Vanishing Water Monitored With Global Positioning System
For years, small movements in the Earth’s crust have been monitored, using the Global Positioning System, to help provide warning of developing earthquakes. Researchers were surprised to discover that the GPS is also recording data in relation to the vanishing water in the western United States. Throughout the region, the landscape has been drying out massively due to the intense drought over the past year
Geophysicists from the Scripps Institution of Oceanography reported in Science Magazine that the GPS measurements indicate the loss of water from streams, lakes, groundwater, and snowpack total approximately 240 billion metric tons. This is the equivalent to 4 inches of water covering the western United States from the Pacific to the Rockies
The water loss measurement principle is simple. The weight of the Earth’s groundwater and surface water deforms Earth’s crust similar to the way a person’s weight deforms a mattress. When the water is removed, the Earth’s crust rebounds. The water levels on Earth vary with the seasons causing the Earth’s crust to move up and down. The movement is only fractions of an inch; however, the Global Positioning System is able to measure these small shifts
Since early 2013, researchers noticed that there has been a tremendous uplift signal (rise) in the Earth’s crust. The current uplift pattern is consistent with the declines in precipitation, groundwater levels and stream flow.
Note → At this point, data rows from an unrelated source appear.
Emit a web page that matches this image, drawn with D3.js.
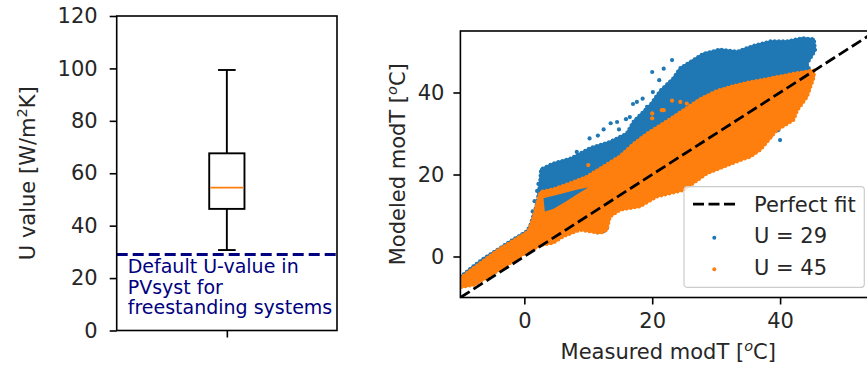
<!DOCTYPE html>
<html>
<head>
<meta charset="utf-8">
<script src="https://cdn.jsdelivr.net/npm/d3@7"></script>
<style>
  body { margin: 0; background: #fff; }
  text { font-family: "DejaVu Sans", sans-serif; fill: #262626; }
</style>
</head>
<body>
<div class="chart"></div>
<script>
// U value boxplot + modelled vs measured module temperature

// left panel: boxplot stats [lower whisker, Q1, median, Q3, upper whisker]
var uValueStats = [30.7, 46.4, 54.5, 67.6, 99.4];
var defaultU = 29;
var noteLines = ["Default U-value in", "PVsyst for", "freestanding systems"];
var leftTicks = [0, 20, 40, 60, 80, 100, 120];

// right panel: tick values and legend
var rightTicks = [0, 20, 40];
var legendLabels = ["Perfect fit", "U = 29", "U = 45"];

// outline of the dense U = 29 cloud [measured, modelled]
var blueCloud = [[-10, -5.0], [-8.5, -3.0], [-6.5, -0.6], [-4.1, 1.8], [-1.5, 4.4], [0.4, 6.2],
    [0.9, 7.5], [2.0, 13], [2.4, 17.5], [2.6, 21.3], [4.5, 22.7], [7.2, 23.9], [10.3, 26.5],
    [13.4, 28], [16, 30], [17.1, 33], [19.7, 37], [21.3, 40.5], [23.3, 43.5], [24.4, 46],
    [26.5, 48], [28, 49.5], [30.6, 50.5], [33.3, 50], [36, 51.5], [38.5, 52.5], [41.1, 52.5],
    [43.5, 53.3], [45.3, 53], [45.5, 50.3], [44.2, 47], [44.8, 45], [40, 40], [30, 32],
    [20, 22], [10, 12], [0, 3], [-10, -6]];

// outline of the dense U = 45 cloud
var orangeCloud = [[-10, -5.3], [-8.3, -3.2], [-6.2, -0.8], [-4.1, 1.6], [-1.5, 4.1], [0.6, 6.1],
    [1.4, 9.5], [1.9, 12.5], [2.3, 14.8], [2.6, 15.8], [4.5, 16.4], [7.2, 17.9], [9.8, 19.5],
    [12.4, 22], [15, 24.5], [17.1, 27.5], [19.2, 30], [22.3, 33], [24.9, 35.7], [27.6, 38.5],
    [30.1, 40.4], [32.7, 41.6], [34.8, 42.4], [36.9, 43], [39.5, 43.8], [42.1, 44.6],
    [45.3, 45.4], [45.3, 43.8], [44.2, 38.9], [42.7, 35.7], [42.1, 33.3], [39.5, 30.8],
    [36.9, 26], [35.3, 24.3], [33.8, 23.5], [31.2, 21.9], [28.6, 20.3], [24.9, 16.2],
    [20.7, 14.6], [18.1, 12.2], [15, 11.4], [13.4, 9.7], [12.9, 6.5], [11.9, 5.7], [10.3, 6.1],
    [8.7, 6.5], [6.1, 4.9], [4.5, 3.3], [2.7, 2.8], [0.1, 0.8], [-2.6, -2], [-5.2, -4.5],
    [-7.8, -6.9], [-10, -7.5]];

// gap inside the orange cloud where blue shows through
var orangeGap = [[3.0, 14.2], [5.5, 15.2], [8.5, 16.4], [10, 16.8], [8.5, 15.4], [6.5, 13.4],
    [4.5, 11.6], [3.2, 11]];

// stray points outside the dense clouds
var blueDots = [[20, 45], [21.1, 43], [20.1, 40.1], [18.5, 38.5], [17.6, 37.7], [17, 37.2],
    [15.9, 33.5], [14.5, 32.8], [13.5, 32.5], [12.4, 31], [10.2, 28.8], [21.8, 45.8], [23.1, 47.9],
    [19.2, 36.5], [16.5, 34], [11.5, 29.5], [14.8, 31], [8.2, 25.5], [2.2, 17.7], [1.3, 11],
    [1.2, 8.5], [1.6, 13.5], [2.0, 16], [39.7, 30.8], [40, 28.4], [38.5, 29.2], [36.9, 26.8],
    [36.4, 26.5], [11, 7.2], [11.8, 6.6], [12.4, 6.2], [12.9, 6.9], [12.6, 7.6], [11.4, 5.9]];
var orangeDots = [[20, 34.9], [21.5, 35.7], [23.1, 38], [24.4, 37.7], [25.4, 37.3], [25.2, 35.5],
    [20, 33.7], [21.8, 35.7], [10, 22.3], [2.5, 13], [2.2, 12.4]];

var svgWidth = 867;
var svgHeight = 369;

var blue = "#1f77b4";
var orange = "#ff7f0e";

var svg = d3.select(".chart")
    .append("svg")
    .attr("width", svgWidth)
    .attr("height", svgHeight);

svg.append("rect")
    .attr("width", svgWidth)
    .attr("height", svgHeight)
    .attr("fill", "#fff");

// ---------- left panel ----------
var left = { x0: 116.7, x1: 337, y0: 16, y1: 330.5 };

var xBox = d3.scaleLinear().domain([0.5, 1.5]).range([left.x0, left.x1]);
var yU = d3.scaleLinear().domain([0, 120]).range([left.y1, left.y0]);

var boxG = svg.append("g");

// default U line and note
boxG.append("line")
    .attr("x1", left.x0)
    .attr("x2", left.x1)
    .attr("y1", yU(defaultU))
    .attr("y2", yU(defaultU))
    .attr("stroke", "#000080")
    .attr("stroke-width", 2.8)
    .attr("stroke-dasharray", "11,5");

boxG.selectAll(".note")
    .data(noteLines)
    .enter()
    .append("text")
    .attr("class", "note")
    .attr("x", xBox(0.55))
    .attr("y", function(d, i) { return yU(defaultU) + 19 + i * 20.5; })
    .attr("font-size", "19px")
    .style("fill", "#000080")
    .text(function(d) { return d; });

// whiskers
var bw = 0.16;
var lw = 1.9;
boxG.append("line")
    .attr("x1", xBox(1)).attr("x2", xBox(1))
    .attr("y1", yU(uValueStats[0])).attr("y2", yU(uValueStats[1]))
    .attr("stroke", "#000").attr("stroke-width", lw);
boxG.append("line")
    .attr("x1", xBox(1)).attr("x2", xBox(1))
    .attr("y1", yU(uValueStats[3])).attr("y2", yU(uValueStats[4]))
    .attr("stroke", "#000").attr("stroke-width", lw);

boxG.selectAll(".cap")
    .data([uValueStats[0], uValueStats[4]])
    .enter()
    .append("line")
    .attr("x1", xBox(1 - bw / 4))
    .attr("x2", xBox(1 + bw / 4))
    .attr("y1", function(d) { return yU(d); })
    .attr("y2", function(d) { return yU(d); })
    .attr("stroke", "#000")
    .attr("stroke-width", lw);

boxG.append("rect")
    .attr("x", xBox(1 - bw / 2))
    .attr("y", yU(uValueStats[3]))
    .attr("width", xBox(1 + bw / 2) - xBox(1 - bw / 2))
    .attr("height", yU(uValueStats[1]) - yU(uValueStats[3]))
    .attr("fill", "none")
    .attr("stroke", "#000")
    .attr("stroke-width", lw);

boxG.append("line")
    .attr("x1", xBox(1 - bw / 2) + 1)
    .attr("x2", xBox(1 + bw / 2) - 1)
    .attr("y1", yU(uValueStats[2]))
    .attr("y2", yU(uValueStats[2]))
    .attr("stroke", orange)
    .attr("stroke-width", lw);

// frame + axes
boxG.append("rect")
    .attr("x", left.x0)
    .attr("y", left.y0)
    .attr("width", left.x1 - left.x0)
    .attr("height", left.y1 - left.y0)
    .attr("fill", "none")
    .attr("stroke", "#000")
    .attr("stroke-width", 1.6);

var leftAxis = d3.axisLeft(yU).tickValues(leftTicks).tickSize(7).tickPadding(12);
var lAx = boxG.append("g")
    .attr("transform", "translate(" + left.x0 + ",0)")
    .call(leftAxis);

var bottomBox = d3.axisBottom(xBox).tickValues([1]).tickSize(7).tickFormat("");
var bAx = boxG.append("g")
    .attr("transform", "translate(0," + left.y1 + ")")
    .call(bottomBox);

var uLabel = boxG.append("text")
    .attr("transform", "translate(35," + ((left.y0 + left.y1) / 2) + ") rotate(-90)")
    .attr("text-anchor", "middle")
    .attr("font-size", "21px");
uLabel.append("tspan").text("U value [W/m");
uLabel.append("tspan").attr("baseline-shift", "super").attr("font-size", "14.5px").text("2");
uLabel.append("tspan").text("K]");

// ---------- right panel ----------
var right = { x0: 460.4, x1: 876, y0: 31, y1: 297.5 };

var xT = d3.scaleLinear().domain([-10, 55]).range([right.x0, right.x1]);
var yT = d3.scaleLinear().domain([-10, 55]).range([right.y1, right.y0]);

svg.append("clipPath")
    .attr("id", "plotClip")
    .append("rect")
    .attr("x", right.x0)
    .attr("y", right.y0)
    .attr("width", right.x1 - right.x0)
    .attr("height", right.y1 - right.y0);

var chart = svg.append("g").attr("clip-path", "url(#plotClip)");

var cloudLine = d3.line()
    .x(function(d) { return xT(d[0]); })
    .y(function(d) { return yT(d[1]); })
    .curve(d3.curveLinearClosed);

// filled cloud with a dotted rim so the edge reads as scattered points
function drawCloud(pts, color) {
    chart.append("path")
        .attr("d", cloudLine(pts))
        .attr("fill", color)
        .attr("stroke", color)
        .attr("stroke-width", 2)
        .attr("stroke-linejoin", "round");
    chart.append("path")
        .attr("d", cloudLine(pts))
        .attr("fill", "none")
        .attr("stroke", color)
        .attr("stroke-width", 3.8)
        .attr("stroke-linecap", "round")
        .attr("stroke-dasharray", "0,4.2");
}

drawCloud(blueCloud, blue);

chart.selectAll(".bdot")
    .data(blueDots)
    .enter()
    .append("circle")
    .attr("class", "bdot")
    .attr("cx", function(d) { return xT(d[0]); })
    .attr("cy", function(d) { return yT(d[1]); })
    .attr("r", 2.1)
    .attr("fill", blue);

drawCloud(orangeCloud, orange);

chart.append("path")
    .attr("d", cloudLine(orangeGap))
    .attr("fill", blue);

chart.selectAll(".odot")
    .data(orangeDots)
    .enter()
    .append("circle")
    .attr("class", "odot")
    .attr("cx", function(d) { return xT(d[0]); })
    .attr("cy", function(d) { return yT(d[1]); })
    .attr("r", 2.1)
    .attr("fill", orange);

// perfect fit line y = x
chart.append("line")
    .attr("x1", xT(-10)).attr("y1", yT(-10))
    .attr("x2", xT(55)).attr("y2", yT(55))
    .attr("stroke", "#000")
    .attr("stroke-width", 2.8)
    .attr("stroke-dasharray", "11,4.5");

svg.append("rect")
    .attr("x", right.x0)
    .attr("y", right.y0)
    .attr("width", right.x1 - right.x0)
    .attr("height", right.y1 - right.y0)
    .attr("fill", "none")
    .attr("stroke", "#000")
    .attr("stroke-width", 1.6);

var xAxisT = d3.axisBottom(xT).tickValues(rightTicks).tickSize(7).tickPadding(9);
var yAxisT = d3.axisLeft(yT).tickValues(rightTicks).tickSize(7).tickPadding(9);

var rxAx = svg.append("g")
    .attr("transform", "translate(0," + right.y1 + ")")
    .call(xAxisT);
var ryAx = svg.append("g")
    .attr("transform", "translate(" + right.x0 + ",0)")
    .call(yAxisT);

[lAx, bAx, rxAx, ryAx].forEach(function(ax) {
    ax.select(".domain").remove();
    ax.selectAll(".tick line").attr("stroke", "#000").attr("stroke-width", 1.6);
    ax.selectAll(".tick text")
        .attr("font-size", "21px")
        .attr("font-family", "DejaVu Sans")
        .style("fill", "#262626");
});

var yLab = svg.append("text")
    .attr("transform", "translate(405," + ((right.y0 + right.y1) / 2) + ") rotate(-90)")
    .attr("text-anchor", "middle")
    .attr("font-size", "21px");
yLab.append("tspan").text("Modeled modT [");
yLab.append("tspan").attr("baseline-shift", "super").attr("font-size", "14.5px").attr("font-style", "italic").text("o");
yLab.append("tspan").text("C]");

var xLab = svg.append("text")
    .attr("x", (right.x0 + right.x1) / 2)
    .attr("y", 359)
    .attr("text-anchor", "middle")
    .attr("font-size", "21px");
xLab.append("tspan").text("Measured modT [");
xLab.append("tspan").attr("baseline-shift", "super").attr("font-size", "14.5px").attr("font-style", "italic").text("o");
xLab.append("tspan").text("C]");

// legend
var legend = svg.append("g").attr("transform", "translate(684,186.7)");

legend.append("rect")
    .attr("width", 180.3)
    .attr("height", 100.6)
    .attr("rx", 3)
    .attr("fill", "#fff")
    .attr("fill-opacity", 0.8)
    .attr("stroke", "#cccccc")
    .attr("stroke-width", 1.2);

legend.append("line")
    .attr("x1", 9).attr("x2", 51)
    .attr("y1", 17.5).attr("y2", 17.5)
    .attr("stroke", "#000")
    .attr("stroke-width", 2.8)
    .attr("stroke-dasharray", "11,4.5");

legend.selectAll(".ldot")
    .data([blue, orange])
    .enter()
    .append("circle")
    .attr("cx", 30.3)
    .attr("cy", function(d, i) { return 51 + i * 31.5; })
    .attr("r", 2)
    .attr("fill", function(d) { return d; });

legend.selectAll(".ltext")
    .data(legendLabels)
    .enter()
    .append("text")
    .attr("x", 70)
    .attr("y", function(d, i) { return 25.5 + i * 31.3; })
    .attr("font-size", "21px")
    .text(function(d) { return d; });
</script>
</body>
</html>
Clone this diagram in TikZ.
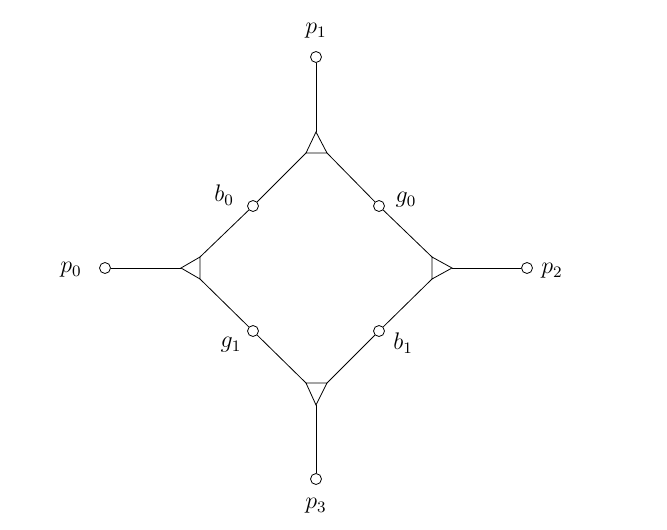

Without the water, the Earth’s crust is elastically rebounding over the entire region
The Global Positioning System data complements observations from NASA’s satellites. NASA has an ongoing experiment, GRACE (Gravity Recovery and Climate Experiment), which is measuring small changes in the gravity field on Earth caused by water movement under and on the Earth’s surface. This experiment allows researchers to estimate soil moisture and groundwater conditions all over the world. The GRACE experiment is able to operate in areas around the world where Global Positioning Systems do not exist yet, such as South America and Africa
The new Global Positioning System data may prove vital as the climate changes worsen. This finding makes GPS data is useful to a wider group of scientists and researchers.